On 14 March 2010, the Tokyo Philharmonic Orchestra made a premier performance of “Tarkus” arranged by a renowned Japanese composer Takashi Yoshimatsu. Yoshimatsu’s arrangement was featured in multiple live performances and two live recordings.
Emerson toured with Greg Lake in the United States and Canada during the spring of 2010, doing a series of “Intimate Evening” duo shows in which they performed newly arranged versions of the music of Emerson, Lake & Palmer, the Nice, and King Crimson as well as Emerson’s new original composition. On 25 July 2010, a one-off Emerson, Lake & Palmer reunion concert closed the High Voltage Festival as the main act in Victoria Park, East London, to commemorate the band’s 40th anniversary.

In September 2011, Emerson began working with the renowned conductor Terje Mikkelsen, along with the Keith Emerson Band featuring Marc Bonilla and the Munich Radio Orchestra on new orchestral renditions of ELP classics and their new compositions. The project “The Three Fates” was premiered in Norway in early September 2012, supervised by Norwegian professor and musician Bjørn Ole Rasch for the Norwegian Simax label. The work received its UK live premiere on 10 July 2015 at London’s Barbican Centre, with the BBC Concert Orchestra, as part of the celebration of the life and work of Dr Robert Moog.

Emerson made his conducting debut with Orchestra Kentucky of Bowling Green, Kentucky in September 2013. In October 2014, Emerson conducted the South Shore Symphony at his 70th birthday tribute concert at Molloy College in Rockville Centre, New York. The concert also featured a performance of Emerson’s “Piano Concerto No. 1” by Jeffrey Biegel.

Emerson died on 10 March 2016 in Santa Monica, California, where he had been living since the mid 1990s, of suicide by a gunshot wound to the head. The medical examiner’s report, following an autopsy, concluded that Emerson had also suffered from heart disease and from depression associated with alcohol. His body was found at his Santa Monica home. According to Emerson’s partner Mari Kawaguchi, Emerson had become “depressed, nervous and anxious” because nerve damage had hampered his playing, and he was worried that he would perform poorly at upcoming concerts and disappoint his fans.

Keith Emerson was the Jimi Hendrix of keyboards

Emerson had a unique playing style as he would sometimes reach into the interior of his piano and hit, pluck or strum the strings with his hand. He said that as a keyboard player, he hated the idea of being “static” and that to avoid it, he “wanted to get inside the piano, brush the strings, stick Ping-Pong balls inside.” Magnificent “Take a Pebble” included Emerson strumming the strings of his piano as if he were playing an autoharp.
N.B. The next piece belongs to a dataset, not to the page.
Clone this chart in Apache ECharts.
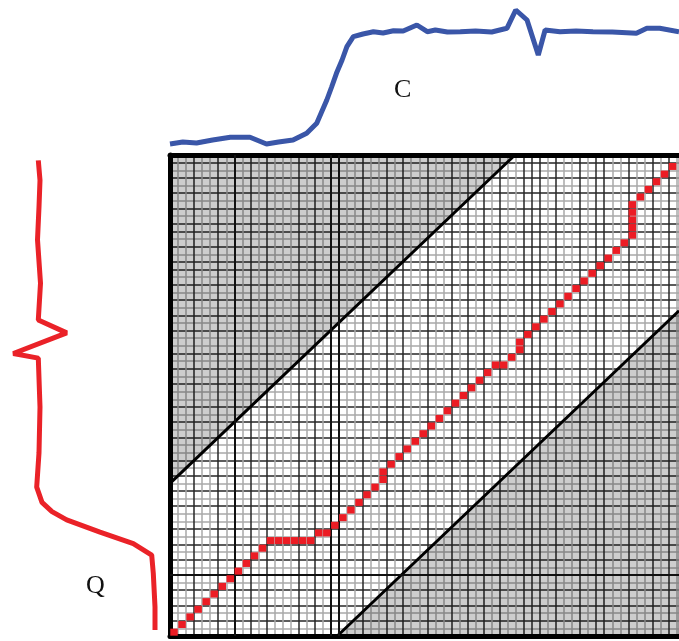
<!DOCTYPE html>
<html>
<head>
    <meta charset="utf-8" />
    <script src="https://cdn.jsdelivr.net/npm/echarts@6/dist/echarts.min.js"></script>
    <style>
        html, body { margin: 0; padding: 0; background: #fff; }
        #main { width: 679px; height: 641px; }
    </style>
</head>
<body>
    <div id="main"></div>
    <script>
        // series C (top, blue) : position along columns, amplitude
        var cPos = [0, 1.6, 3.3, 5.3, 7.5, 9.95, 12.0, 13.5, 15.3, 17.0, 18.25, 18.8, 19.5, 20.1, 20.7, 21.4, 22.0, 22.8, 24, 25.3, 26.5, 27.8, 29, 30.7, 32.0, 33, 34.5, 36.1, 38, 40, 41.9, 43.0, 44.4, 45.8, 46.65, 48.5, 50.5, 52.6, 55, 58.0, 59.3, 60.9, 63.3]
        var cVal = [6, 8, 7, 10, 12.7, 12.7, 6, 8, 10, 16.7, 26.7, 37, 50, 63, 76.7, 90, 103.3, 113.3, 116, 118.3, 117, 119.3, 119, 125, 118.3, 120, 118, 118.3, 119, 118, 121.7, 140, 130, 95, 120, 118.3, 119, 118.3, 118, 116.7, 121.7, 121.7, 118.3]

        // series Q (left, red) : amplitude, position along rows
        var qVal = [131.7, 130, 131, 132.5, 129.5, 131.7, 103.3, 156.7, 131.7, 130, 131, 133.3, 128, 118, 103.3, 70, 36.7, 18.3, 16.7, 15, 15]
        var qPos = [62.3, 59.7, 56.2, 51.9, 46.2, 41.4, 39.7, 37.0, 36.4, 30.0, 24, 19.5, 17.5, 16.3, 15.2, 13.6, 12.1, 10.6, 8.2, 3.8, 0.8]

        // warping path cells
        var pathCol = [0,1,2,3,4,5,6,7,8,9,10,11,12,13,14,15,16,17,18,19,20,21,22,23,24,25,26,26,27,28,29,30,31,32,33,34,35,36,37,38,39,40,41,42,43,43,44,45,46,47,48,49,50,51,52,53,54,55,56,57,57,57,57,57,58,59,60,61,62,63]
        var pathRow = [0,1,2,3,4,5,6,7,8,9,10,11,12,12,12,12,12,12,13,13,14,15,16,17,18,19,20,21,22,23,24,25,26,27,28,29,30,31,32,33,34,35,35,36,37,38,39,40,41,42,43,44,45,46,47,48,49,50,51,52,53,54,55,56,57,58,59,60,61,62]

        // warping window edges
        var upperEdge = [[0, 20.0], [42.9, 63]]
        var lowerEdge = [[20.8, 0], [63.3, 42.6]]

        var nCols = 63.3
        var nRows = 63

        // which grid lines look dark
        var vDark = [3,6,8,10,12,16,18,20,21,24,27,29,32,35,37,39,41,44,45,46,48,51,53,54,57,60,62]
        var hDark = [2,4,6,8,10,12,14,17,19,21,23,26,28,30,33,35,37,40,42,44,46,48,49,51,53,54,56,58,60,62]

        function lineColors(n, dark) {
            var out = []
            for (var i = 0; i <= n; i++) {
                out.push(dark.indexOf(i) >= 0 ? '#262626' : '#a8a8a8')
            }
            return out
        }

        var cData = cPos.map(function (p, i) { return [p, cVal[i]] })
        var qData = qVal.map(function (v, i) { return [v, qPos[i]] })
        var pathData = pathCol.map(function (c, i) { return [c + 0.5, pathRow[i] + 0.5] })

        var matLeft = 170
        var matTop = 155
        var matH = 481
        var border = { show: true, onZero: false, lineStyle: { color: '#000', width: 5 } }

        var option = {
            animation: false,
            backgroundColor: '#fff',
            title: [
                { text: 'C', left: 389, top: 72, textStyle: { fontFamily: 'Liberation Serif', fontSize: 26, fontWeight: 'normal', color: '#111' } },
                { text: 'Q', left: 81, top: 568, textStyle: { fontFamily: 'Liberation Serif', fontSize: 26, fontWeight: 'normal', color: '#111' } }
            ],
            grid: [
                { left: matLeft, top: matTop, right: 0, height: matH, show: true, backgroundColor: '#fff', borderWidth: 0 },
                { left: matLeft, top: 0, right: 0, height: 150 },
                { left: 0, top: matTop, width: 170, height: matH }
            ],
            xAxis: [
                { gridIndex: 0, type: 'value', min: 0, max: nCols, interval: 1, axisLine: border, axisTick: { show: false }, axisLabel: { show: false },
                  splitLine: { show: true, lineStyle: { color: lineColors(64, vDark), width: 1.5 } } },
                { gridIndex: 1, type: 'value', min: 0, max: nCols, show: false },
                { gridIndex: 2, type: 'value', min: 0, max: 170, inverse: true, show: false },
                { gridIndex: 0, type: 'value', position: 'top', min: 0, max: nCols, axisLine: border, axisTick: { show: false }, axisLabel: { show: false }, splitLine: { show: false } }
            ],
            yAxis: [
                { gridIndex: 0, type: 'value', min: 0, max: nRows, interval: 1, axisLine: border, axisTick: { show: false }, axisLabel: { show: false },
                  splitLine: { show: true, lineStyle: { color: lineColors(nRows, hDark), width: 1.5 } } },
                { gridIndex: 1, type: 'value', min: 0, max: 150, show: false },
                { gridIndex: 2, type: 'value', min: 0, max: nRows, show: false }
            ],
            series: [
                {
                    type: 'line', xAxisIndex: 0, yAxisIndex: 0, data: upperEdge, symbol: 'none',
                    lineStyle: { color: '#000', width: 3 },
                    areaStyle: { origin: 'end', color: 'rgba(0,0,0,0.28)' },
                    markLine: {
                        silent: true, symbol: 'none', label: { show: false },
                        lineStyle: { color: '#111', width: 2, type: 'solid', opacity: 1 },
                        data: [{ xAxis: 8 }, { xAxis: 20 }, { xAxis: 21 }, { yAxis: 8 }]
                    }
                },
                {
                    type: 'line', xAxisIndex: 0, yAxisIndex: 0, data: lowerEdge, symbol: 'none',
                    lineStyle: { color: '#000', width: 3 },
                    areaStyle: { origin: 'start', color: 'rgba(0,0,0,0.28)' }
                },
                {
                    type: 'scatter', xAxisIndex: 0, yAxisIndex: 0, data: pathData,
                    symbol: 'rect', symbolSize: [7.5, 7],
                    itemStyle: { color: '#ec1c24', opacity: 1 }, z: 5
                },
                {
                    type: 'line', xAxisIndex: 1, yAxisIndex: 1, data: cData, symbol: 'none',
                    lineStyle: { color: '#3a56a8', width: 5 }
                },
                {
                    type: 'line', xAxisIndex: 2, yAxisIndex: 2, data: qData, symbol: 'none',
                    lineStyle: { color: '#ea2228', width: 5 }
                }
            ]
        }

        var chart = echarts.init(document.getElementById('main'))
        chart.setOption(option)
    </script>
</body>
</html>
In the Nice’s 1968 live performance of “Hang on to a Dream” on the German television program Beat-Club (later released on DVD in 1997), Emerson can be seen and heard reaching inside his grand piano at one point and plucking its strings.
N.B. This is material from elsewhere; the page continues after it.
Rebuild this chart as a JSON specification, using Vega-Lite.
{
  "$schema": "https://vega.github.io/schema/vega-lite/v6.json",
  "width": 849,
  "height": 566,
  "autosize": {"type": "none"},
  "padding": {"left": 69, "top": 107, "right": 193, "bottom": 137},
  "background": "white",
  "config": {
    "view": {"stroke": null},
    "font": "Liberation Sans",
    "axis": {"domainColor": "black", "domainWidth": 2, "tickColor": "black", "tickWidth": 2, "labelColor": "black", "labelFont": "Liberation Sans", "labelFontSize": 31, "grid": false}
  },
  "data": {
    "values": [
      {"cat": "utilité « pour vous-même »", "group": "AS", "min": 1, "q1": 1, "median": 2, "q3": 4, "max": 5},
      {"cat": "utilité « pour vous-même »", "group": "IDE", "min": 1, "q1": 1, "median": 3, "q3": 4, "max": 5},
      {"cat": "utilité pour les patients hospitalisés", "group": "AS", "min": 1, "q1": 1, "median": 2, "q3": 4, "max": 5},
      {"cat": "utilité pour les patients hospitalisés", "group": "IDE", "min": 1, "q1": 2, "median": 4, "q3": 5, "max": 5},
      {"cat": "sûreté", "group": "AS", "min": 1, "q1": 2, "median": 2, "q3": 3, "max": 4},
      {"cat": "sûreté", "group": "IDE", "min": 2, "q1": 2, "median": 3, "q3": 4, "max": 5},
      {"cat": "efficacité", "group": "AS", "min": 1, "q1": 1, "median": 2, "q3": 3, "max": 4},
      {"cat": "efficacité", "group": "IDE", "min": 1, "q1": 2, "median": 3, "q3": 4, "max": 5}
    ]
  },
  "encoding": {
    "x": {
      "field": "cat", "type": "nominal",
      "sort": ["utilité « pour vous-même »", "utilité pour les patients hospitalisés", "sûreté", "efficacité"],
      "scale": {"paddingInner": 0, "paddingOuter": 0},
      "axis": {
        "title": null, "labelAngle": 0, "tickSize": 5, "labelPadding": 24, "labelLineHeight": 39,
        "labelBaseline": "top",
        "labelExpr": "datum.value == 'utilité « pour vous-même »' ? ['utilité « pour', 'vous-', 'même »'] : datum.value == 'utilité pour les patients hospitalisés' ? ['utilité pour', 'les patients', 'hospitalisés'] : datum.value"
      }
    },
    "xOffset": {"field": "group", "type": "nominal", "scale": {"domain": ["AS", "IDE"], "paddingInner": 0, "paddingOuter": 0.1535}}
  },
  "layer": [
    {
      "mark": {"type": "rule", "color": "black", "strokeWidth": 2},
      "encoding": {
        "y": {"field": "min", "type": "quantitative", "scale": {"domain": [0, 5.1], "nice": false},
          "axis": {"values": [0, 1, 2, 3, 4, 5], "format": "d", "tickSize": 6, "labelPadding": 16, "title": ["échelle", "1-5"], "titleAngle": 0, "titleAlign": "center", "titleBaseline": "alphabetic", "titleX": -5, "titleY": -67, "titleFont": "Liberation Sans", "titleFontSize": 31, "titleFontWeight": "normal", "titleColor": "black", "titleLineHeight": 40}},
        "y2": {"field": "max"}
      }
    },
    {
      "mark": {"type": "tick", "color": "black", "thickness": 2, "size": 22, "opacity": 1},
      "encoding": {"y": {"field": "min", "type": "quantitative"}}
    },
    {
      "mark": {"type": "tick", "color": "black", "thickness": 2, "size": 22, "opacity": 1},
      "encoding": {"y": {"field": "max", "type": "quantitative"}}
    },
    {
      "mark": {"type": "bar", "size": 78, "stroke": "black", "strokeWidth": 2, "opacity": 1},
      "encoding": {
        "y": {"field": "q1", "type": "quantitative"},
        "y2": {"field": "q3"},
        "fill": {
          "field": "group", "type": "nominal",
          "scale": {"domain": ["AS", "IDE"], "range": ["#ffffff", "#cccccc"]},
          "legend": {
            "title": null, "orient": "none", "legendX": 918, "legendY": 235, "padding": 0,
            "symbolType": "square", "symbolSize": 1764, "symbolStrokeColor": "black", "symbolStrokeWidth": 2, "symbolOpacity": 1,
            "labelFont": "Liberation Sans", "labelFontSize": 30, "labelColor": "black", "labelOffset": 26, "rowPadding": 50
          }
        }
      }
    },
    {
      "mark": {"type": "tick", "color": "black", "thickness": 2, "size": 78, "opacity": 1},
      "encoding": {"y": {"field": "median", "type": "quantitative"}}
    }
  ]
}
In addition to such experimentation, Emerson also incorporated unique musical stylization into his work. Emerson is recognized for having integrated different sounds into his writing, utilizing methods of both horizontal and vertical contrast. Horizontal contrast is the use of distinct styles in a piece of music, combined by alternating between two different segments (most frequently alternating classical and non-classical); this technique can be seen in numerous works, such as “Rondo,” “Tantalising Maggie,” “The Thoughts of Emerlist Davjack” and others.
Keith was quite unique in the way he straddled rock, jazz and classical IMHO. Probably why he never got full credit from the purists in all three of those worlds.